Huizhou, the municipality that wraps itself around the GBA’s eastern end, is seeing a burst of private-sector growth that is showing up in its foreign trade data. In the first half, trade climbed 40.9% to RMB19.096 billion. That is still tiny compared to neighboring Shenzhen’s private-sector exports of more than RMB500 billion, but anyone who has visited Huizhou might be surprised to hear it is even that much. The municipality is what Shenzhen was 30 years ago: wide-open space and natural beauty.
Private-sector foreign trade accounts for just 13.8% of Huizhou’s total. But the line is pointing sharply upward: it rose by RMB4.096 billion in June alone. At this rate, private-sector trade will likely catch up to Shenzhen’s current levels within the next decade.

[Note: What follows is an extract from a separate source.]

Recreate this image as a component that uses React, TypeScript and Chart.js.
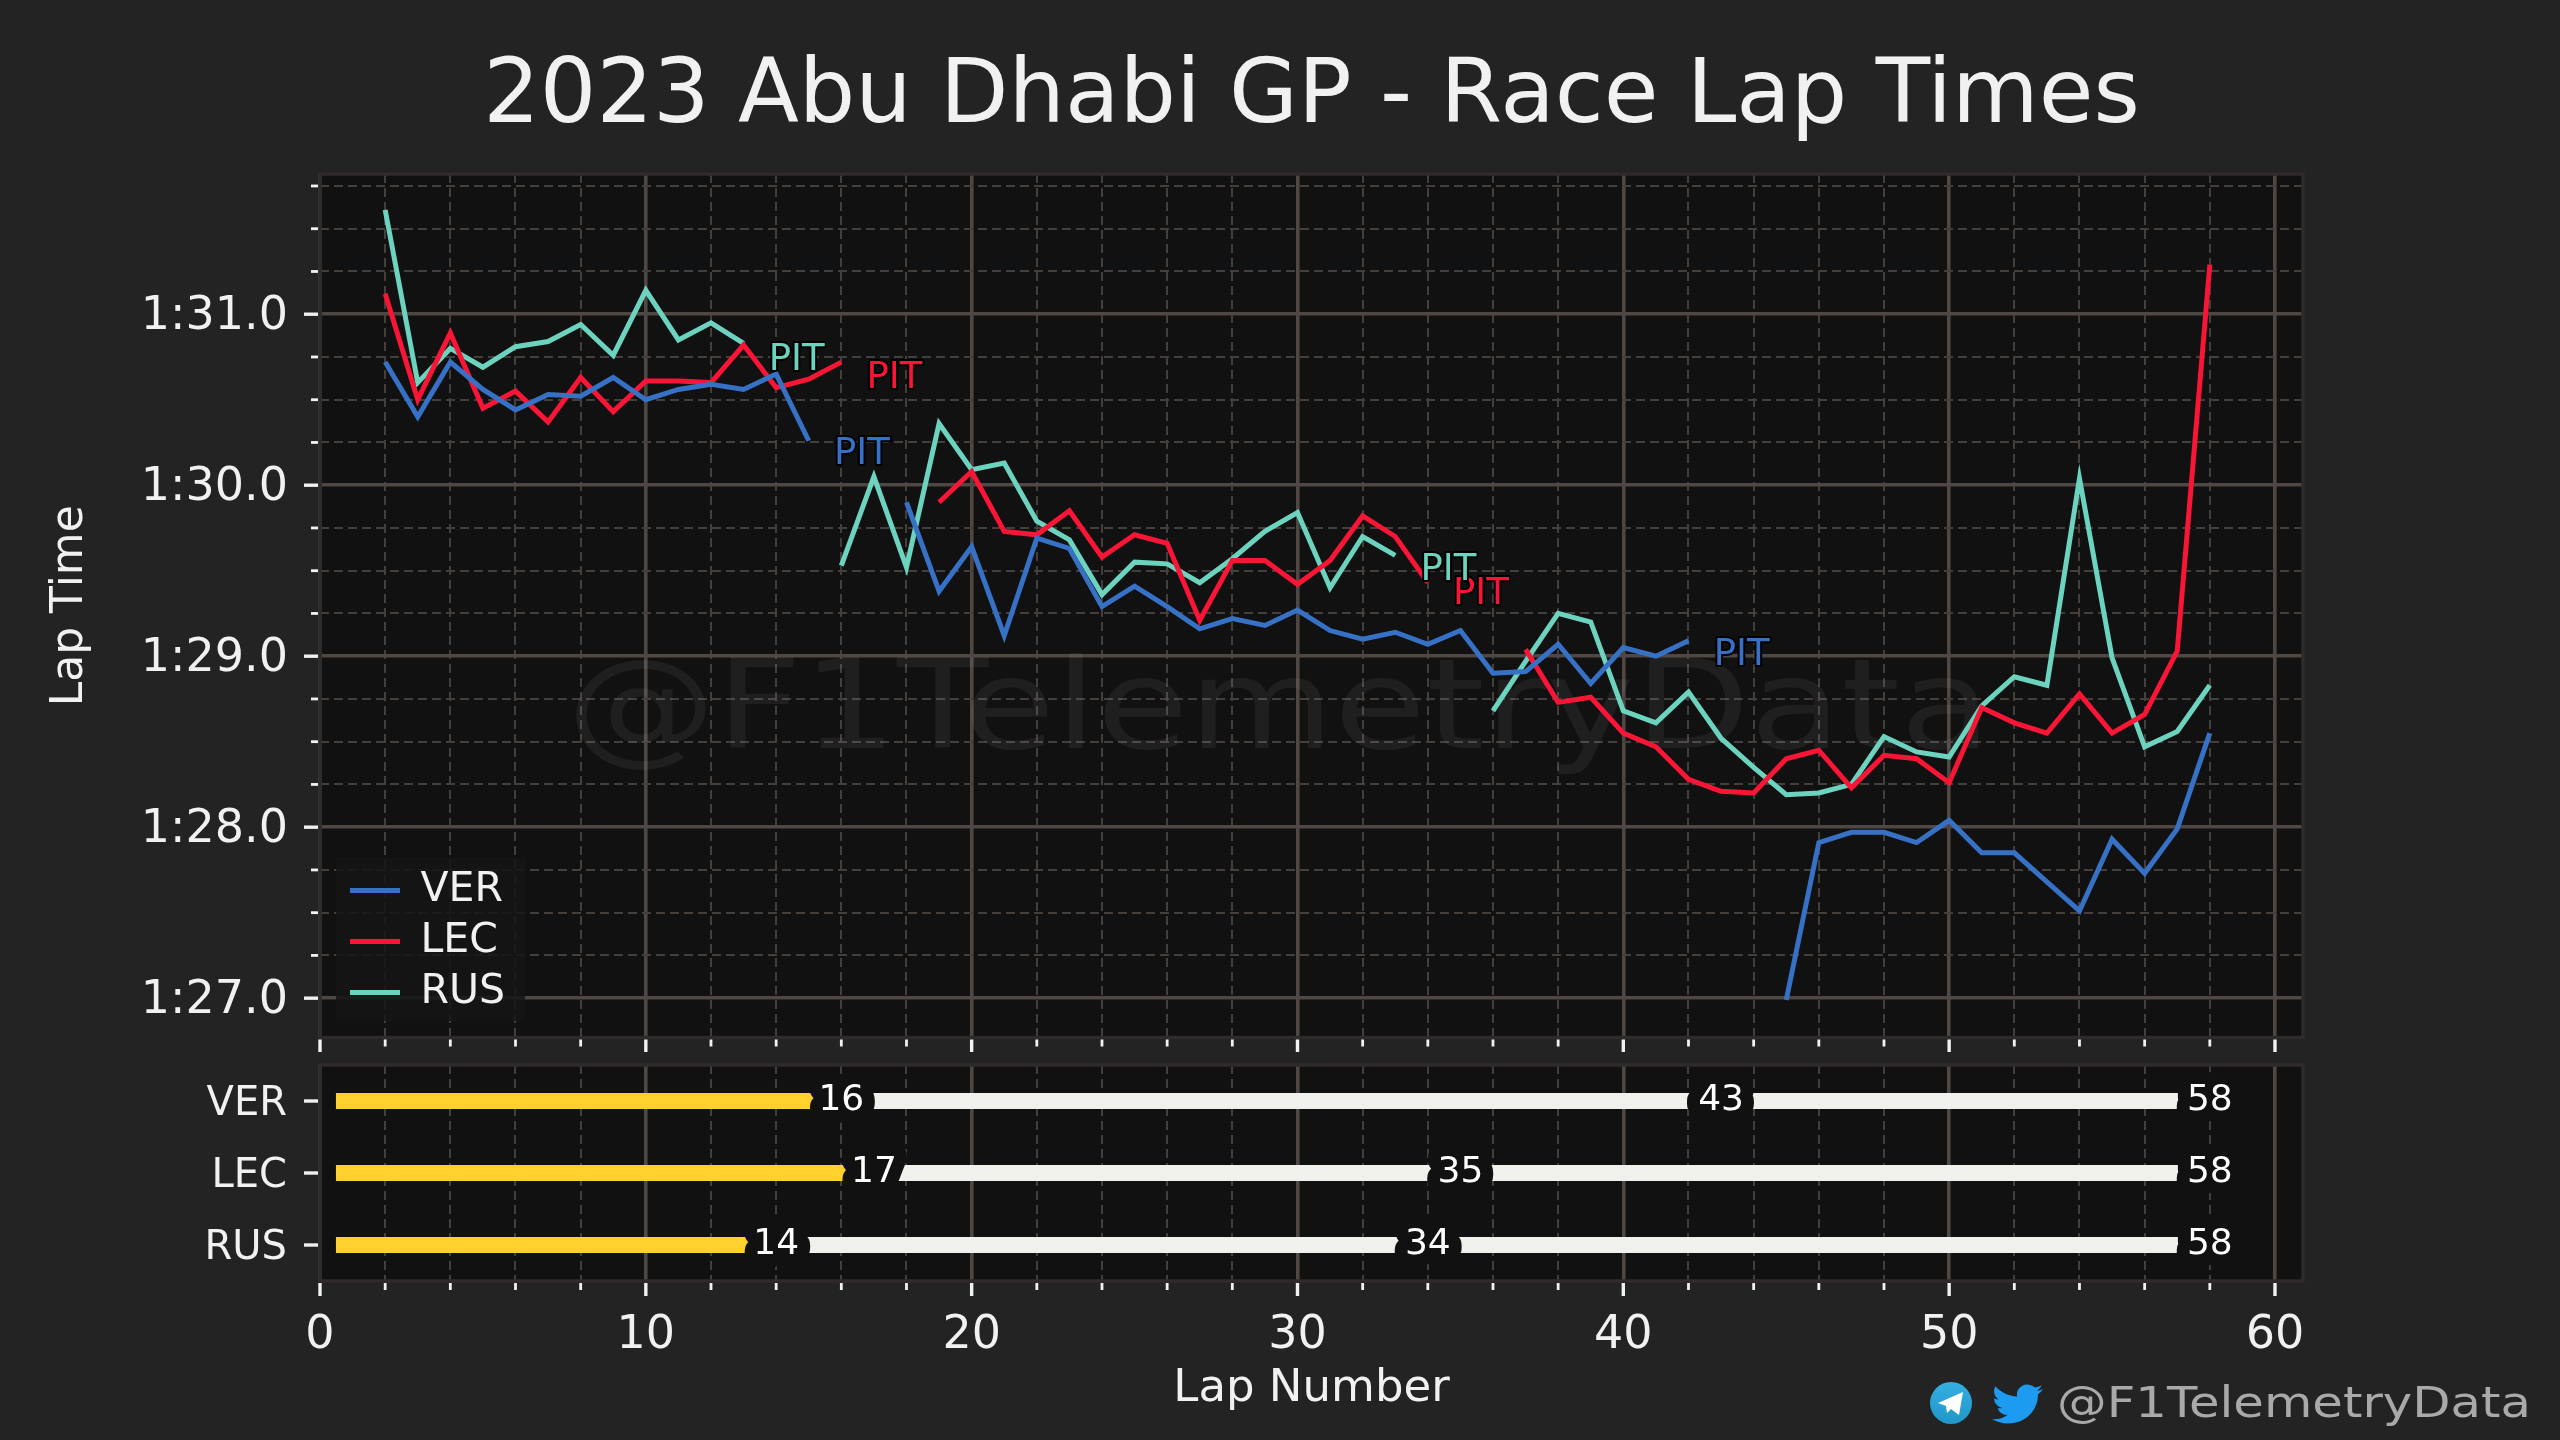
import React, { useEffect, useRef } from "react";
import { Chart, registerables } from "chart.js";

Chart.register(...registerables);

const FONT = "'DejaVu Sans'";
const TITLE = "2023 Abu Dhabi GP - Race Lap Times";
const WATERMARK = "@F1TelemetryData";
const LAP_START = 2;

const verLaps = [
  90.72, 90.40, 90.72, 90.56, 90.44, 90.53, 90.52, 90.63, 90.50, 90.56, 90.59, 90.56, 90.65, 90.26,
  null, null,
  89.90, 89.38, 89.64, 89.12, 89.69, 89.63, 89.29, 89.41, 89.29, 89.16, 89.22, 89.18, 89.27, 89.15, 89.10, 89.14, 89.07, 89.15, 88.90, 88.91, 89.07, 88.84, 89.05, 89.00, 89.09,
  null, null,
  86.99, 87.91, 87.97, 87.97, 87.91, 88.04, 87.85, 87.85, 87.68, 87.51, 87.93, 87.73, 87.99, 88.55,
];
const lecLaps = [
  91.12, 90.50, 90.89, 90.45, 90.55, 90.37, 90.63, 90.43, 90.61, 90.61, 90.60, 90.82, 90.57, 90.62, 90.72,
  null, null,
  89.90, 90.08, 89.73, 89.71, 89.85, 89.58, 89.71, 89.66, 89.21, 89.56, 89.56, 89.42, 89.56, 89.82, 89.70, 89.43,
  null, null,
  89.04, 88.73, 88.76, 88.55, 88.47, 88.28, 88.21, 88.20, 88.40, 88.45, 88.23, 88.42, 88.40, 88.26, 88.70, 88.61, 88.55, 88.78, 88.55, 88.66, 89.03, 91.29,
];
const rusLaps = [
  91.61, 90.60, 90.80, 90.69, 90.81, 90.84, 90.94, 90.76, 91.14, 90.85, 90.95, 90.83,
  null, null,
  89.53, 90.05, 89.52, 90.36, 90.09, 90.13, 89.79, 89.68, 89.36, 89.55, 89.54, 89.43, 89.57, 89.73, 89.84, 89.40, 89.70, 89.59,
  null, null,
  88.68, 88.97, 89.25, 89.20, 88.68, 88.61, 88.79, 88.52, 88.35, 88.19, 88.20, 88.25, 88.53, 88.44, 88.41, 88.71, 88.88, 88.83, 90.04, 88.99, 88.47, 88.56, 88.83,
];

const drivers = ["VER", "LEC", "RUS"];
const driverColors = ["#3671C6", "#F91536", "#6CD3BF"];
const lapSeries = [verLaps, lecLaps, rusLaps];

const pitLapsVer = [16, 43];
const pitLapsLec = [17, 35];
const pitLapsRus = [14, 34];
const pitLabelYVer = [90.2, 89.02];
const pitLabelYLec = [90.64, 89.38];
const pitLabelYRus = [90.745, 89.52];
const stintStart = 0.5;
const pitLaps = [pitLapsVer, pitLapsLec, pitLapsRus];
const pitLabelY = [pitLabelYVer, pitLabelYLec, pitLabelYRus];
const stintEnd3 = [58, 58, 58];
const stintColors = ["#FFD12E", "#F0F0EC", "#F0F0EC"];

const BG = "#232323";
const PLOT = "#111111";
const SPINE = "#2e2b2a";
const MAJOR = "#4e4743";
const MINOR = "#453f3c";
const TEXT = "#f1f1f1";

const X_MAX = 60.86;
const TOP_H = 1052;
const BOT_H = 388;
const PAD_RIGHT = 257;

function fitText(ctx: any, text: string, cx: number, cy: number, width: number, px: number, color: string) {
  ctx.save();
  ctx.font = `${px}px ${FONT}`;
  ctx.textAlign = "center";
  ctx.textBaseline = "middle";
  const m = ctx.measureText(text).width;
  ctx.translate(cx, cy);
  ctx.scale(width / m, 1);
  ctx.fillStyle = color;
  ctx.fillText(text, 0, 0);
  ctx.restore();
}

function drawTick(ctx: any, x1: number, y1: number, x2: number, y2: number, w: number) {
  ctx.lineWidth = w;
  ctx.strokeStyle = TEXT;
  ctx.beginPath();
  ctx.moveTo(x1, y1);
  ctx.lineTo(x2, y2);
  ctx.stroke();
}

const framePlugin = {
  id: "frame",
  beforeDraw(chart: any) {
    const { ctx, chartArea: a } = chart;
    ctx.save();
    ctx.fillStyle = BG;
    ctx.fillRect(0, 0, chart.width, chart.height);
    ctx.fillStyle = PLOT;
    ctx.fillRect(a.left, a.top, a.right - a.left, a.bottom - a.top);
    ctx.restore();
  },
  beforeDatasetsDraw(chart: any) {
    const { ctx, chartArea: a } = chart;
    ctx.save();
    ctx.strokeStyle = SPINE;
    ctx.lineWidth = 3.5;
    ctx.strokeRect(a.left, a.top, a.right - a.left, a.bottom - a.top);
    ctx.restore();
  },
  afterDraw(chart: any) {
    const { ctx, chartArea: a, scales } = chart;
    ctx.save();
    const xs = scales.x;
    xs.ticks.forEach((t: any, i: number) => {
      const major = t.value % 10 === 0;
      const px = xs.getPixelForTick(i);
      drawTick(ctx, px, a.bottom + 2, px, a.bottom + (major ? 15 : 9), major ? 3.4 : 2.8);
    });
    const ys = scales.y;
    ys.ticks.forEach((t: any, i: number) => {
      const major = ys.type === "category" || t.value % 1 === 0;
      const py = ys.getPixelForTick(i);
      drawTick(ctx, a.left - 2, py, a.left - (major ? 16 : 9), py, major ? 3.4 : 2.8);
    });
    ctx.restore();
  },
};

const topPlugin = {
  id: "topExtras",
  afterLayout(chart: any) {
    const l = chart.legend;
    if (!l) return;
    l.left = chart.chartArea.left + 20;
    l.right = chart.chartArea.right;
    l.top = 860;
    l.bottom = chart.chartArea.bottom;
    if (!l.__wrapped) {
      const orig = l.draw;
      l.__wrapped = true;
      l.draw = function () {
        const c = chart.ctx;
        c.save();
        c.fillStyle = "rgba(21,21,21,0.85)";
        c.fillRect(336, 858, 189, 163);
        c.restore();
        orig.call(l);
      };
    }
  },
  beforeDatasetsDraw(chart: any) {
    fitText(chart.ctx, WATERMARK, 1279, 716, 1425, 125, "rgba(255,255,255,0.06)");
  },
  afterDatasetsDraw(chart: any) {
    const { ctx, scales } = chart;
    ctx.save();
    ctx.font = `37px ${FONT}`;
    ctx.textAlign = "center";
    ctx.textBaseline = "middle";
    ctx.lineJoin = "round";
    pitLaps.forEach((laps, d) => {
      laps.forEach((lap, i) => {
        const px = scales.x.getPixelForValue(lap + 0.63);
        const py = scales.y.getPixelForValue(pitLabelY[d][i]) + 3;
        ctx.lineWidth = 4;
        ctx.strokeStyle = "#000000";
        ctx.strokeText("PIT", px, py);
        ctx.fillStyle = driverColors[d];
        ctx.fillText("PIT", px, py);
      });
    });
    ctx.restore();
  },
};

const TWITTER =
  "M23.953 4.57a10 10 0 01-2.825.775 4.958 4.958 0 002.163-2.723c-.951.555-2.005.959-3.127 1.184a4.92 4.92 0 00-8.384 4.482C7.69 8.095 4.067 6.13 1.64 3.162a4.822 4.822 0 00-.666 2.475c0 1.71.87 3.213 2.188 4.096a4.904 4.904 0 01-2.228-.616v.06a4.923 4.923 0 003.946 4.827 4.996 4.996 0 01-2.212.085 4.936 4.936 0 004.604 3.417 9.867 9.867 0 01-6.102 2.105c-.39 0-.779-.023-1.17-.067a13.995 13.995 0 007.557 2.209c9.053 0 13.998-7.496 13.998-13.985 0-.21 0-.42-.015-.63A9.935 9.935 0 0024 4.59z";

const bottomPlugin = {
  id: "bottomExtras",
  afterDatasetsDraw(chart: any) {
    const { ctx, scales } = chart;
    ctx.save();
    ctx.font = `36px ${FONT}`;
    ctx.textAlign = "center";
    ctx.textBaseline = "middle";
    ctx.lineJoin = "round";
    drivers.forEach((name, d) => {
      const py = scales.y.getPixelForValue(d);
      const ends = [pitLaps[d][0], pitLaps[d][1], stintEnd3[d]];
      ends.forEach((lap) => {
        const px = scales.x.getPixelForValue(lap);
        ctx.lineWidth = 26;
        ctx.strokeStyle = PLOT;
        ctx.strokeText(String(lap), px, py);
        ctx.fillStyle = "#ffffff";
        ctx.fillText(String(lap), px, py);
      });
    });
    ctx.restore();
  },
  afterDraw(chart: any) {
    const { ctx } = chart;
    const off = TOP_H;
    ctx.save();
    fitText(ctx, WATERMARK, 2294, 1406 - off, 474, 42, "#a9a9a9");
    const g = ctx.createLinearGradient(0, 1382 - off, 0, 1424 - off);
    g.addColorStop(0, "#37AEE2");
    g.addColorStop(1, "#1E96C8");
    ctx.fillStyle = g;
    ctx.beginPath();
    ctx.arc(1951, 1403 - off, 21, 0, Math.PI * 2);
    ctx.fill();
    ctx.fillStyle = "#ffffff";
    ctx.beginPath();
    ctx.moveTo(1938, 1403 - off);
    ctx.lineTo(1963, 1392 - off);
    ctx.lineTo(1959, 1415 - off);
    ctx.lineTo(1951, 1409 - off);
    ctx.lineTo(1947, 1413 - off);
    ctx.lineTo(1946, 1406 - off);
    ctx.closePath();
    ctx.fill();
    ctx.translate(1992, 1380 - off);
    ctx.scale(2.13, 2.0);
    ctx.fillStyle = "#1D9BF0";
    ctx.fill(new Path2D(TWITTER));
    ctx.restore();
  },
};

function gridOpts(isMajor: (v: number) => boolean) {
  return {
    drawTicks: false,
    color: (c: any) => (c.tick && isMajor(c.tick.value) ? MAJOR : MINOR),
    lineWidth: (c: any) => (c.tick && isMajor(c.tick.value) ? 3.6 : 2),
  };
}
function borderOpts(isMajor: (v: number) => boolean) {
  return {
    display: false,
    dash: (c: any) => (c.tick && isMajor(c.tick.value) ? [] : [9, 5]),
  };
}
const isX10 = (v: number) => v % 10 === 0;
const isWhole = (v: number) => v % 1 === 0;

function fixWidth(s: any) {
  s.width = 320;
  s.paddingTop = 0;
  s.paddingBottom = 0;
}

function xScale(showLabels: boolean, height: number) {
  return {
    type: "linear",
    min: 0,
    max: X_MAX,
    grid: gridOpts(isX10),
    border: borderOpts(isX10),
    afterFit: (s: any) => {
      s.height = height;
      s.paddingLeft = 0;
      s.paddingRight = 0;
    },
    ticks: {
      display: showLabels,
      stepSize: 2,
      includeBounds: false,
      autoSkip: false,
      maxRotation: 0,
      padding: 27,
      color: TEXT,
      font: { family: FONT, size: 46 },
      callback: (v: number) => (v % 10 === 0 ? String(v) : ""),
    },
    title: showLabels
      ? {
          display: true,
          text: "Lap Number",
          color: TEXT,
          font: { family: FONT, size: 45 },
          padding: { top: 0, bottom: 24 },
        }
      : { display: false },
  };
}

export default function App() {
  const topRef = useRef<HTMLCanvasElement>(null);
  const botRef = useRef<HTMLCanvasElement>(null);

  useEffect(() => {
    document.body.style.margin = "0";
    document.body.style.background = BG;

    const top = new Chart(topRef.current as any, {
      type: "line",
      plugins: [framePlugin, topPlugin],
      data: {
        datasets: drivers.map((name, d) => ({
          label: name,
          data: lapSeries[d].map((y, i) => ({ x: LAP_START + i, y })),
          borderColor: driverColors[d],
          backgroundColor: driverColors[d],
          borderWidth: 5,
          pointRadius: 0,
          tension: 0,
          spanGaps: false,
          borderJoinStyle: "miter",
          borderCapStyle: "butt",
        })),
      },
      options: {
        animation: false,
        responsive: false,
        devicePixelRatio: 1,
        layout: { padding: { left: 0, right: PAD_RIGHT, top: 0, bottom: 0 } },
        plugins: {
          tooltip: { enabled: false },
          title: {
            display: true,
            text: TITLE,
            fullSize: false,
            color: TEXT,
            font: { family: FONT, size: 89, weight: "normal", lineHeight: 1.2 },
            padding: { top: 45, bottom: 22.2 },
          },
          legend: {
            position: "chartArea",
            align: "start",
            labels: {
              boxWidth: 50,
              boxHeight: 5,
              padding: 10,
              color: TEXT,
              font: { family: FONT, size: 41 },
              generateLabels: (chart: any) =>
                Chart.defaults.plugins.legend.labels
                  .generateLabels(chart)
                  .map((item: any) => ({ ...item, lineWidth: 0 })),
            },
          },
        },
        scales: {
          x: xScale(false, TOP_H - 1037.5),
          y: {
            type: "linear",
            min: 86.77,
            max: 91.82,
            grid: gridOpts(isWhole),
            border: borderOpts(isWhole),
            afterFit: fixWidth,
            ticks: {
              stepSize: 0.25,
              includeBounds: false,
              autoSkip: false,
              padding: 32,
              labelOffset: 3,
              color: TEXT,
              font: { family: FONT, size: 46 },
              callback: (v: number) => (v % 1 === 0 ? `1:${v - 60}.0` : ""),
            },
            title: {
              display: true,
              text: "Lap Time",
              color: TEXT,
              font: { family: FONT, size: 44 },
              padding: { top: 44.6, bottom: 0 },
            },
          },
        },
      },
    } as any);

    const bot = new Chart(botRef.current as any, {
      type: "bar",
      plugins: [framePlugin, bottomPlugin],
      data: {
        labels: drivers,
        datasets: [0, 1, 2].map((s) => ({
          label: `Stint ${s + 1}`,
          data: drivers.map((_, d) => {
            const ends = [pitLaps[d][0], pitLaps[d][1], stintEnd3[d]];
            return [s === 0 ? stintStart : ends[s - 1], ends[s]];
          }),
          backgroundColor: stintColors[s],
          barThickness: 15.5,
          grouped: false,
        })),
      },
      options: {
        indexAxis: "y",
        animation: false,
        responsive: false,
        devicePixelRatio: 1,
        layout: { padding: { left: 0, right: PAD_RIGHT, top: 13, bottom: 0 } },
        plugins: {
          tooltip: { enabled: false },
          legend: { display: false },
        },
        scales: {
          x: xScale(true, 159),
          y: {
            type: "category",
            grid: { display: false, drawTicks: false },
            border: { display: false },
            afterFit: fixWidth,
            ticks: {
              padding: 33,
              labelOffset: 4,
              color: TEXT,
              font: { family: FONT, size: 40 },
            },
          },
        },
      },
    } as any);

    return () => {
      top.destroy();
      bot.destroy();
    };
  }, []);

  return (
    <div style={{ position: "relative", width: 2560, height: 1440, background: BG, overflow: "hidden" }}>
      <canvas ref={topRef} width={2560} height={TOP_H} style={{ position: "absolute", left: 0, top: 0, display: "block" }} />
      <canvas ref={botRef} width={2560} height={BOT_H} style={{ position: "absolute", left: 0, top: TOP_H, display: "block" }} />
    </div>
  );
}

This should be hardly surprising, as much of the data reflects displacement from high-cost Shenzhen, rather than organic growth. Moreover, the city has a lower VAT rate. Certificates of origin from Huizhou helps. In the first half, Huizhou Customs issued 31,352 certificates of origin, involving a trade volume of US$922 million.Nevertheless, Huizhou has its own ambitions. The local government has released a series of measures to promote the development of private enterprises. These include the four staples of every GBA municipality: “optimizing services”, “reducing costs”, “providing financial support”, and – our favorite – “further quickening the project approval process”. They might sound like clichés, but it is Huizhou’s time to make use of them and show that the city means business.